--- Start ---

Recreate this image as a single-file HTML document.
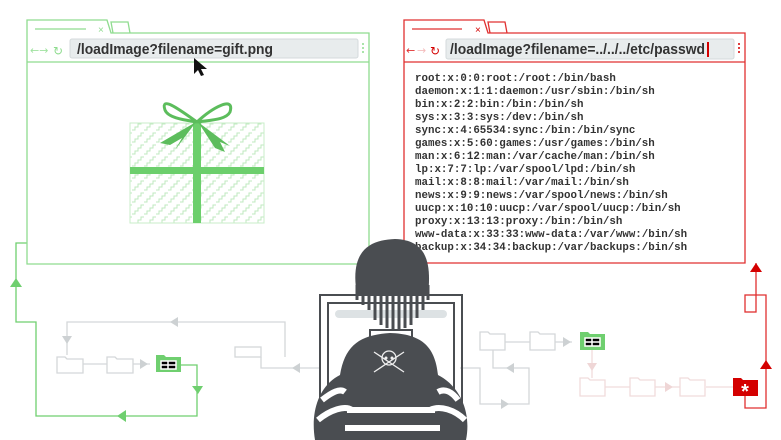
<!DOCTYPE html>
<html><head><meta charset="utf-8"><style>
html,body{margin:0;padding:0;background:#fff;width:781px;height:440px;overflow:hidden}
svg{display:block}
.m{font-family:"Liberation Mono",monospace;font-weight:bold;font-size:10.8px;fill:#333}
.u{font-family:"Liberation Sans",sans-serif;font-weight:bold;font-size:14.5px;fill:#333}
</style></head><body>
<svg width="781" height="440" viewBox="0 0 781 440" xmlns="http://www.w3.org/2000/svg">
<defs>
<pattern id="zz" width="12" height="12" patternUnits="userSpaceOnUse">
<path d="M0 10 h3 v-3 h3 v-3 h3 v-3 h3" fill="none" stroke="#bfe8bf" stroke-width="1"/>
</pattern>
</defs>
<!-- gray flow left -->
<g fill="none" stroke="#d4d7d9" stroke-width="1.3">
<path d="M67 355 V322 H285 V357"/>
<rect x="235" y="347" width="26" height="10"/>
<path d="M261 357 V368 H320"/>
<path d="M83 364 H107 M133 364 H150"/>
<path d="M57 357 h8 l2 2 h16 v14 h-26z"/>
<path d="M107 357 h8 l2 2 h16 v14 h-26z"/>
</g>
<g fill="#cdd1d3">
<path d="M62 336 h10 l-5 8z"/><path d="M178 317 v10 l-8 -5z"/><path d="M300 363 v10 l-8 -5z"/><path d="M140 359 v10 l8 -5z"/>
</g>
<!-- green flow -->
<g fill="none" stroke="#6fcf6f" stroke-width="1.3">
<path d="M16 283 V243 H27"/>
<path d="M16 283 V322 H36 V416 H197 V365 H180"/>
</g>
<g fill="#6fcf6f">
<path d="M10 287 h12 l-6 -9z"/><path d="M192 386 h11 l-5 8z"/><path d="M126 410 v12 l-9 -6z"/>
<path d="M156 355 h8 l2 2 h15 v15 h-25z"/>
</g>
<g stroke="#fff" stroke-width="1.5"><path d="M161 361 h15 v8 h-15z M168 361 v8 M161 365 h15"/></g>
<!-- gray flow right -->
<g fill="none" stroke="#d4d7d9" stroke-width="1.3">
<path d="M480 332 h8 l2 2 h15 v16 h-25z"/>
<path d="M530 332 h8 l2 2 h15 v16 h-25z"/>
<path d="M505 342 H530 M555 342 H572"/>
<path d="M493 350 V368 H529 V404 H480 V368 H460"/>
</g>
<g fill="#cdd1d3"><path d="M563 337 v10 l8 -5z"/><path d="M514 363 v10 l-8 -5z"/><path d="M501 399 v10 l8 -5z"/></g>
<path d="M580 332 h8 l2 2 h15 v16 h-25z" fill="#6fcf6f"/>
<g stroke="#fff" stroke-width="1.5"><path d="M585 338 h15 v8 h-15z M592 338 v8 M585 342 h15"/></g>
<!-- pink flow -->
<g fill="none" stroke="#f0dcdc" stroke-width="1.3">
<path d="M592 350 V378"/>
<path d="M580 378 h8 l2 2 h15 v16 h-25z"/>
<path d="M630 378 h8 l2 2 h15 v16 h-25z"/>
<path d="M680 378 h8 l2 2 h15 v16 h-25z"/>
<path d="M605 387 H630 M655 387 H680 M706 387 H733"/>
</g>
<g fill="#efd6d6"><path d="M587 363 h10 l-5 8z"/><path d="M665 382 v10 l8 -5z"/></g>
<!-- red flow -->
<path d="M733 378 h8 l2 2 h15 v16 h-25z" fill="#d40000"/>
<text x="745" y="398" font-family="Liberation Sans,sans-serif" font-weight="bold" font-size="20" fill="#fff" text-anchor="middle">*</text>
<g fill="none" stroke="#e03030" stroke-width="1.3">
<path d="M745 396 V408 H766 V295 H756 V263"/>
<rect x="745" y="295" width="11" height="17"/>
</g>
<g fill="#d40000"><path d="M760 369 h12 l-6 -9z"/><path d="M750 272 h12 l-6 -9z"/></g>

<!-- green browser -->
<g fill="#fff" stroke="#8fdc8f" stroke-width="1.3">
<path d="M113 33 l-2 -11 h17 l2 11"/>
<path d="M27 264 V20 H107 L111 33 H369 V264 Z"/>
<line x1="27" y1="62" x2="369" y2="62"/>
</g>
<line x1="35" y1="29" x2="86" y2="29" stroke="#8fdc8f" stroke-width="1.3"/>
<text x="98" y="33" font-family="Liberation Sans,sans-serif" font-size="10" fill="#8fdc8f">×</text>
<rect x="70" y="39" width="288" height="19" rx="2" fill="#e8eced" stroke="#d4dadc"/>
<text x="30" y="54" font-family="DejaVu Sans,sans-serif" font-size="11" fill="#9fe29f">←→</text>
<text x="53" y="55" font-family="DejaVu Sans,sans-serif" font-size="12" fill="#8fdc8f">↻</text>
<g fill="#8fdc8f"><circle cx="363" cy="44" r="1"/><circle cx="363" cy="48" r="1"/><circle cx="363" cy="52" r="1"/></g>
<text x="77" y="54" class="u" textLength="196" lengthAdjust="spacingAndGlyphs">/loadImage?filename=gift.png</text>
<path d="M194 58 l0 16 l4 -4 l3 6 l3 -1 l-3 -6 h6z" fill="#111"/>
<!-- gift -->
<rect x="130" y="123" width="134" height="100" fill="url(#zz)" stroke="#c8eec8"/>
<rect x="130" y="167" width="134" height="7" fill="#6ccf6c"/>
<rect x="193" y="120" width="8" height="103" fill="#6ccf6c"/>
<g fill="none" stroke="#5cbd5c" stroke-width="3">
<path d="M197 122 C180 110 160 95 165 110 C168 118 185 120 197 122"/>
<path d="M197 122 C212 108 235 95 230 112 C226 120 210 120 197 122"/>
</g>
<path d="M196 122 L160 143 L170 145 L182 138 L175 150 Z" fill="#5cbd5c"/>
<path d="M198 122 L215 148 L225 152 L220 142 L230 146 Z" fill="#5cbd5c"/>

<!-- red browser -->
<g fill="#fff" stroke="#e03030" stroke-width="1.3">
<path d="M490 33 l-2 -11 h17 l2 11"/>
<path d="M404 263 V20 H484 L488 33 H745 V263 Z"/>
<line x1="404" y1="62" x2="745" y2="62"/>
</g>
<line x1="412" y1="29" x2="462" y2="29" stroke="#e03030" stroke-width="1.3"/>
<text x="475" y="33" font-family="Liberation Sans,sans-serif" font-size="10" fill="#d40000">×</text>
<rect x="446" y="39" width="288" height="20" rx="2" fill="#e8eced" stroke="#d4dadc"/>
<text x="406" y="54" font-family="DejaVu Sans,sans-serif" font-size="11" fill="#e03030">←</text>
<text x="417" y="54" font-family="DejaVu Sans,sans-serif" font-size="11" fill="#f4bcbc">→</text>
<text x="430" y="55" font-family="DejaVu Sans,sans-serif" font-size="12" fill="#d40000">↻</text>
<g fill="#d40000"><circle cx="739" cy="44" r="1"/><circle cx="739" cy="48" r="1"/><circle cx="739" cy="52" r="1"/></g>
<text x="450" y="54" class="u" textLength="255" lengthAdjust="spacingAndGlyphs">/loadImage?filename=../../../etc/passwd</text>
<rect x="707" y="42" width="2" height="15" fill="#d40000"/>
<g class="m">
<text x="415" y="81">root:x:0:0:root:/root:/bin/bash</text>
<text x="415" y="94">daemon:x:1:1:daemon:/usr/sbin:/bin/sh</text>
<text x="415" y="107">bin:x:2:2:bin:/bin:/bin/sh</text>
<text x="415" y="120">sys:x:3:3:sys:/dev:/bin/sh</text>
<text x="415" y="133">sync:x:4:65534:sync:/bin:/bin/sync</text>
<text x="415" y="146">games:x:5:60:games:/usr/games:/bin/sh</text>
<text x="415" y="159">man:x:6:12:man:/var/cache/man:/bin/sh</text>
<text x="415" y="172">lp:x:7:7:lp:/var/spool/lpd:/bin/sh</text>
<text x="415" y="185">mail:x:8:8:mail:/var/mail:/bin/sh</text>
<text x="415" y="198">news:x:9:9:news:/var/spool/news:/bin/sh</text>
<text x="415" y="211">uucp:x:10:10:uucp:/var/spool/uucp:/bin/sh</text>
<text x="415" y="224">proxy:x:13:13:proxy:/bin:/bin/sh</text>
<text x="415" y="237">www-data:x:33:33:www-data:/var/www:/bin/sh</text>
<text x="415" y="250">backup:x:34:34:backup:/var/backups:/bin/sh</text>
</g>

<!-- hacker -->
<g fill="none" stroke="#4a4d51" stroke-width="2">
<path d="M320 440 V295 H462 V440"/>
<path d="M328 440 V303 H454 V440"/>
</g>
<rect x="335" y="310" width="112" height="8" rx="4" fill="#dde2e4"/>
<path d="M357 295 C350 255 365 240 395 239 C425 240 432 260 428 295 Z" fill="#4a4d51"/>
<g stroke="#4a4d51" stroke-width="3">
<path d="M357 285 V300 M363 287 V305 M369 288 V310 M375 289 V320 M381 290 V325 M387 290 V328 M393 290 V330 M399 290 V330 M405 290 V328 M411 289 V325 M417 288 V318 M423 287 V310 M428 285 V300"/>
</g>
<rect x="370" y="330" width="42" height="8" fill="#fff" stroke="#4a4d51" stroke-width="2"/>
<path d="M315 440 C310 410 320 385 340 375 C345 345 360 335 390 333 C420 334 435 345 438 375 C458 385 472 410 466 440 Z" fill="#4a4d51"/>
<g stroke="#fff" stroke-width="6" fill="none">
<path d="M318 420 C330 410 345 405 352 410"/>
<path d="M322 400 C332 392 340 388 345 392"/>
<path d="M347 410 H435"/>
<path d="M345 428 H440"/>
<path d="M430 410 C440 405 455 410 465 420"/>
<path d="M438 392 C445 388 452 392 458 400"/>
</g>
<g fill="none" stroke="#eee" stroke-width="1.3">
<circle cx="389" cy="358" r="7"/>
<path d="M374 352 L404 372 M404 352 L374 372"/>
</g>
<g fill="#eee"><circle cx="386" cy="358" r="1.5"/><circle cx="392" cy="358" r="1.5"/></g>
</svg>
</body></html>
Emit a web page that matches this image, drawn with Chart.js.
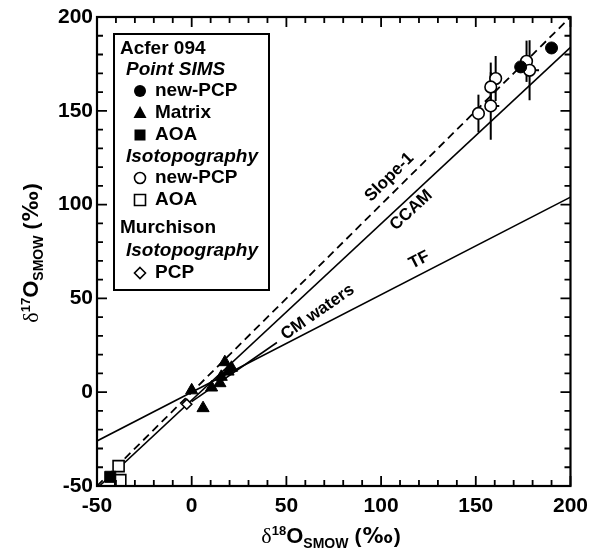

--- End ---

Work instructions:
Give only the number of lines above that hold the string "this".

Complete answer:
2